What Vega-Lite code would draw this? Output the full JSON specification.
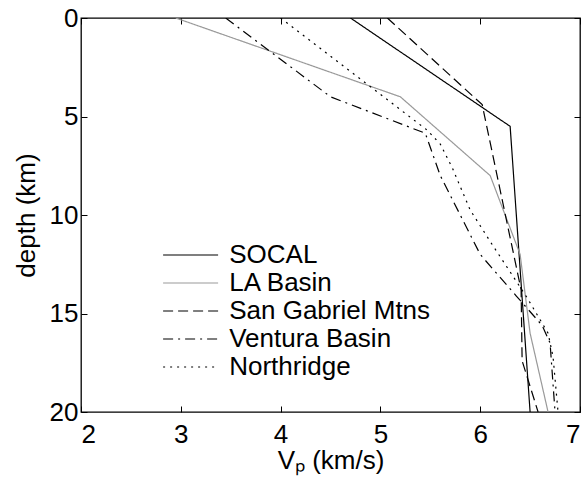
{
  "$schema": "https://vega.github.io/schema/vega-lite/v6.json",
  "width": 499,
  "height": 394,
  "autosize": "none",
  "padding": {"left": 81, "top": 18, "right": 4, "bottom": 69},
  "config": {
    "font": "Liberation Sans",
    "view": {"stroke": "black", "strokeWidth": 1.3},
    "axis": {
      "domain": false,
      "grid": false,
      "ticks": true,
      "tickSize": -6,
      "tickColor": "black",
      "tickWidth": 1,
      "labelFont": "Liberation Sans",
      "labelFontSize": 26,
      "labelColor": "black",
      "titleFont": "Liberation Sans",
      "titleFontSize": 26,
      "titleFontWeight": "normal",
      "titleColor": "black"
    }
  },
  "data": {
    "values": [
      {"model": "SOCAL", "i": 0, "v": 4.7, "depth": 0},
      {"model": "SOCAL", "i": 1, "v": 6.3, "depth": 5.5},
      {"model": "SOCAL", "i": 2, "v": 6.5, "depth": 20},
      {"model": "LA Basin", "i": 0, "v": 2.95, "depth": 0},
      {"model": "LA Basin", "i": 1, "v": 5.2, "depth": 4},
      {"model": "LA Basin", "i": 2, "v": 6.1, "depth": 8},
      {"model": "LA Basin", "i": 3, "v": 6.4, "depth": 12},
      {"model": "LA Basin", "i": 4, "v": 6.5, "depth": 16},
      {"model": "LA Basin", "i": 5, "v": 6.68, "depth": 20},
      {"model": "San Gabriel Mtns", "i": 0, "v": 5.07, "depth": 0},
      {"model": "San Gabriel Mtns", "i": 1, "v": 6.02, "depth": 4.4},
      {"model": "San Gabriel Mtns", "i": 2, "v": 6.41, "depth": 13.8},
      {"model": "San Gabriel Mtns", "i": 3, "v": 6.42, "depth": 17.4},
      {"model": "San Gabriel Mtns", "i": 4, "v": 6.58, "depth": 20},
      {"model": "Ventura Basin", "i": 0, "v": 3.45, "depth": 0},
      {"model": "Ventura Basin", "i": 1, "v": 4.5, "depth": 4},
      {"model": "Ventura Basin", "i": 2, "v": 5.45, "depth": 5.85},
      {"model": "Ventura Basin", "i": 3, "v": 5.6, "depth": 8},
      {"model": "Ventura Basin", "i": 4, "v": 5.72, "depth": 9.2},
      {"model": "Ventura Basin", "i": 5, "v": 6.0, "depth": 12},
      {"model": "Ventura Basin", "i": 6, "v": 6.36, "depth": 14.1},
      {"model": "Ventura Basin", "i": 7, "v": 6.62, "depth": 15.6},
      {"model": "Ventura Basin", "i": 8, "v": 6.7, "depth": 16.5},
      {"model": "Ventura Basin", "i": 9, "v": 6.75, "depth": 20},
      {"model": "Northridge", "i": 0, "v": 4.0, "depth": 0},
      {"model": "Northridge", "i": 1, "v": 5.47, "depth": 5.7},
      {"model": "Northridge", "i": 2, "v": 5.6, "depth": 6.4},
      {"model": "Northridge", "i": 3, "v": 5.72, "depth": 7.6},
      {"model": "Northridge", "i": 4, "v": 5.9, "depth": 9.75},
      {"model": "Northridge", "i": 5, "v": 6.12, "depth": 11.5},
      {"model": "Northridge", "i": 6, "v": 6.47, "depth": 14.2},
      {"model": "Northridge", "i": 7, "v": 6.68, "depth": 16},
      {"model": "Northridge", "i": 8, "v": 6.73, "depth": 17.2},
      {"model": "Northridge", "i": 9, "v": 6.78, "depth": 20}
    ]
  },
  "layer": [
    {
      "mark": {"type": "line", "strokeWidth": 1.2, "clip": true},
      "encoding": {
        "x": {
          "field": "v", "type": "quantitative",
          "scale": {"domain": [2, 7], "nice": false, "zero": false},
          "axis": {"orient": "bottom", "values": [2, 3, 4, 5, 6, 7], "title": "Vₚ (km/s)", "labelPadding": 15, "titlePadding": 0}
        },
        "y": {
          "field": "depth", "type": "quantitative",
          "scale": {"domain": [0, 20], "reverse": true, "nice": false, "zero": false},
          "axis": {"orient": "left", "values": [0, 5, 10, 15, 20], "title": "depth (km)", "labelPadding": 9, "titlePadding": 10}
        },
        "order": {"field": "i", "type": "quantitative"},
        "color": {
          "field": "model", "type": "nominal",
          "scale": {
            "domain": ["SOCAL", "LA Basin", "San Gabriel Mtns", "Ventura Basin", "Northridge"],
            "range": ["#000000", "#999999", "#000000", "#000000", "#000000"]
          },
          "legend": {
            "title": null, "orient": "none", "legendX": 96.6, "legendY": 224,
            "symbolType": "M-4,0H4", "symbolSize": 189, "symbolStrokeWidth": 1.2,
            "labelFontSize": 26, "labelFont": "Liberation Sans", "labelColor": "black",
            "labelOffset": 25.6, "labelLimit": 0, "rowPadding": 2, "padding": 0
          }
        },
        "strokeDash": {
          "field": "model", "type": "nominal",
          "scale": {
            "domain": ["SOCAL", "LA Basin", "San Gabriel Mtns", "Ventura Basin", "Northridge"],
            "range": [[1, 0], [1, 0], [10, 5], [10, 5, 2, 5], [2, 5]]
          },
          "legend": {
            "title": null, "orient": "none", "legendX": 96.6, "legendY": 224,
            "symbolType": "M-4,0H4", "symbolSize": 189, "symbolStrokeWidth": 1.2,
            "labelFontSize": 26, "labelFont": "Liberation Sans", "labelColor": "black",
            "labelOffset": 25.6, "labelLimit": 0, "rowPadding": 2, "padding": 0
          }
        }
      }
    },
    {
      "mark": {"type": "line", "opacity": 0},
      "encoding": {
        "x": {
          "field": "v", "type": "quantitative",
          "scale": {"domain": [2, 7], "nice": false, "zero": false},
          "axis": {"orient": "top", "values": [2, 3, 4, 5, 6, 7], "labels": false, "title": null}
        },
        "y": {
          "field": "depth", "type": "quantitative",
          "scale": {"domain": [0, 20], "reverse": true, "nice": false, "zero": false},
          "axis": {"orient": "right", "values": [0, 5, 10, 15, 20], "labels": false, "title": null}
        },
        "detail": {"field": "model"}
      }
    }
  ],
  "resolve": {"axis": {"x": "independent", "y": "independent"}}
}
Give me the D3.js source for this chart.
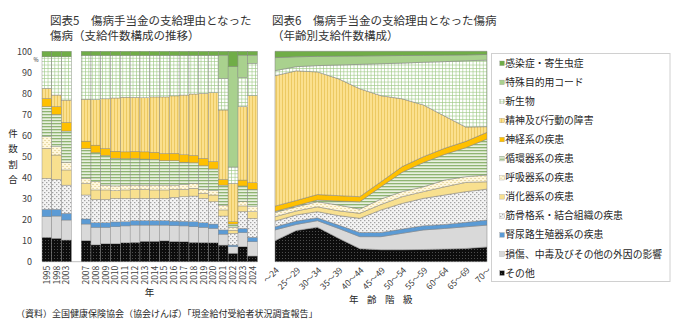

————

- **WHAT TO DO**: Every line above should be returned exactly; the pictures stay out.

- **SOLUTION TO THIS EXERCISE**:
What Vega-Lite code would draw this? Output the full JSON specification.
{
  "$schema": "https://vega.github.io/schema/vega-lite/v6.json",
  "width": 499,
  "height": 394,
  "autosize": "none",
  "padding": {"left": 81, "top": 18, "right": 4, "bottom": 69},
  "config": {
    "font": "Liberation Sans",
    "view": {"stroke": "black", "strokeWidth": 1.3},
    "axis": {
      "domain": false,
      "grid": false,
      "ticks": true,
      "tickSize": -6,
      "tickColor": "black",
      "tickWidth": 1,
      "labelFont": "Liberation Sans",
      "labelFontSize": 26,
      "labelColor": "black",
      "titleFont": "Liberation Sans",
      "titleFontSize": 26,
      "titleFontWeight": "normal",
      "titleColor": "black"
    }
  },
  "data": {
    "values": [
      {"model": "SOCAL", "i": 0, "v": 4.7, "depth": 0},
      {"model": "SOCAL", "i": 1, "v": 6.3, "depth": 5.5},
      {"model": "SOCAL", "i": 2, "v": 6.5, "depth": 20},
      {"model": "LA Basin", "i": 0, "v": 2.95, "depth": 0},
      {"model": "LA Basin", "i": 1, "v": 5.2, "depth": 4},
      {"model": "LA Basin", "i": 2, "v": 6.1, "depth": 8},
      {"model": "LA Basin", "i": 3, "v": 6.4, "depth": 12},
      {"model": "LA Basin", "i": 4, "v": 6.5, "depth": 16},
      {"model": "LA Basin", "i": 5, "v": 6.68, "depth": 20},
      {"model": "San Gabriel Mtns", "i": 0, "v": 5.07, "depth": 0},
      {"model": "San Gabriel Mtns", "i": 1, "v": 6.02, "depth": 4.4},
      {"model": "San Gabriel Mtns", "i": 2, "v": 6.41, "depth": 13.8},
      {"model": "San Gabriel Mtns", "i": 3, "v": 6.42, "depth": 17.4},
      {"model": "San Gabriel Mtns", "i": 4, "v": 6.58, "depth": 20},
      {"model": "Ventura Basin", "i": 0, "v": 3.45, "depth": 0},
      {"model": "Ventura Basin", "i": 1, "v": 4.5, "depth": 4},
      {"model": "Ventura Basin", "i": 2, "v": 5.45, "depth": 5.85},
      {"model": "Ventura Basin", "i": 3, "v": 5.6, "depth": 8},
      {"model": "Ventura Basin", "i": 4, "v": 5.72, "depth": 9.2},
      {"model": "Ventura Basin", "i": 5, "v": 6.0, "depth": 12},
      {"model": "Ventura Basin", "i": 6, "v": 6.36, "depth": 14.1},
      {"model": "Ventura Basin", "i": 7, "v": 6.62, "depth": 15.6},
      {"model": "Ventura Basin", "i": 8, "v": 6.7, "depth": 16.5},
      {"model": "Ventura Basin", "i": 9, "v": 6.75, "depth": 20},
      {"model": "Northridge", "i": 0, "v": 4.0, "depth": 0},
      {"model": "Northridge", "i": 1, "v": 5.47, "depth": 5.7},
      {"model": "Northridge", "i": 2, "v": 5.6, "depth": 6.4},
      {"model": "Northridge", "i": 3, "v": 5.72, "depth": 7.6},
      {"model": "Northridge", "i": 4, "v": 5.9, "depth": 9.75},
      {"model": "Northridge", "i": 5, "v": 6.12, "depth": 11.5},
      {"model": "Northridge", "i": 6, "v": 6.47, "depth": 14.2},
      {"model": "Northridge", "i": 7, "v": 6.68, "depth": 16},
      {"model": "Northridge", "i": 8, "v": 6.73, "depth": 17.2},
      {"model": "Northridge", "i": 9, "v": 6.78, "depth": 20}
    ]
  },
  "layer": [
    {
      "mark": {"type": "line", "strokeWidth": 1.2, "clip": true},
      "encoding": {
        "x": {
          "field": "v", "type": "quantitative",
          "scale": {"domain": [2, 7], "nice": false, "zero": false},
          "axis": {"orient": "bottom", "values": [2, 3, 4, 5, 6, 7], "title": "Vₚ (km/s)", "labelPadding": 15, "titlePadding": 0}
        },
        "y": {
          "field": "depth", "type": "quantitative",
          "scale": {"domain": [0, 20], "reverse": true, "nice": false, "zero": false},
          "axis": {"orient": "left", "values": [0, 5, 10, 15, 20], "title": "depth (km)", "labelPadding": 9, "titlePadding": 10}
        },
        "order": {"field": "i", "type": "quantitative"},
        "color": {
          "field": "model", "type": "nominal",
          "scale": {
            "domain": ["SOCAL", "LA Basin", "San Gabriel Mtns", "Ventura Basin", "Northridge"],
            "range": ["#000000", "#999999", "#000000", "#000000", "#000000"]
          },
          "legend": {
            "title": null, "orient": "none", "legendX": 96.6, "legendY": 224,
            "symbolType": "M-4,0H4", "symbolSize": 189, "symbolStrokeWidth": 1.2,
            "labelFontSize": 26, "labelFont": "Liberation Sans", "labelColor": "black",
            "labelOffset": 25.6, "labelLimit": 0, "rowPadding": 2, "padding": 0
          }
        },
        "strokeDash": {
          "field": "model", "type": "nominal",
          "scale": {
            "domain": ["SOCAL", "LA Basin", "San Gabriel Mtns", "Ventura Basin", "Northridge"],
            "range": [[1, 0], [1, 0], [10, 5], [10, 5, 2, 5], [2, 5]]
          },
          "legend": {
            "title": null, "orient": "none", "legendX": 96.6, "legendY": 224,
            "symbolType": "M-4,0H4", "symbolSize": 189, "symbolStrokeWidth": 1.2,
            "labelFontSize": 26, "labelFont": "Liberation Sans", "labelColor": "black",
            "labelOffset": 25.6, "labelLimit": 0, "rowPadding": 2, "padding": 0
          }
        }
      }
    },
    {
      "mark": {"type": "line", "opacity": 0},
      "encoding": {
        "x": {
          "field": "v", "type": "quantitative",
          "scale": {"domain": [2, 7], "nice": false, "zero": false},
          "axis": {"orient": "top", "values": [2, 3, 4, 5, 6, 7], "labels": false, "title": null}
        },
        "y": {
          "field": "depth", "type": "quantitative",
          "scale": {"domain": [0, 20], "reverse": true, "nice": false, "zero": false},
          "axis": {"orient": "right", "values": [0, 5, 10, 15, 20], "labels": false, "title": null}
        },
        "detail": {"field": "model"}
      }
    }
  ],
  "resolve": {"axis": {"x": "independent", "y": "independent"}}
}
Give me the D3.js source for this chart.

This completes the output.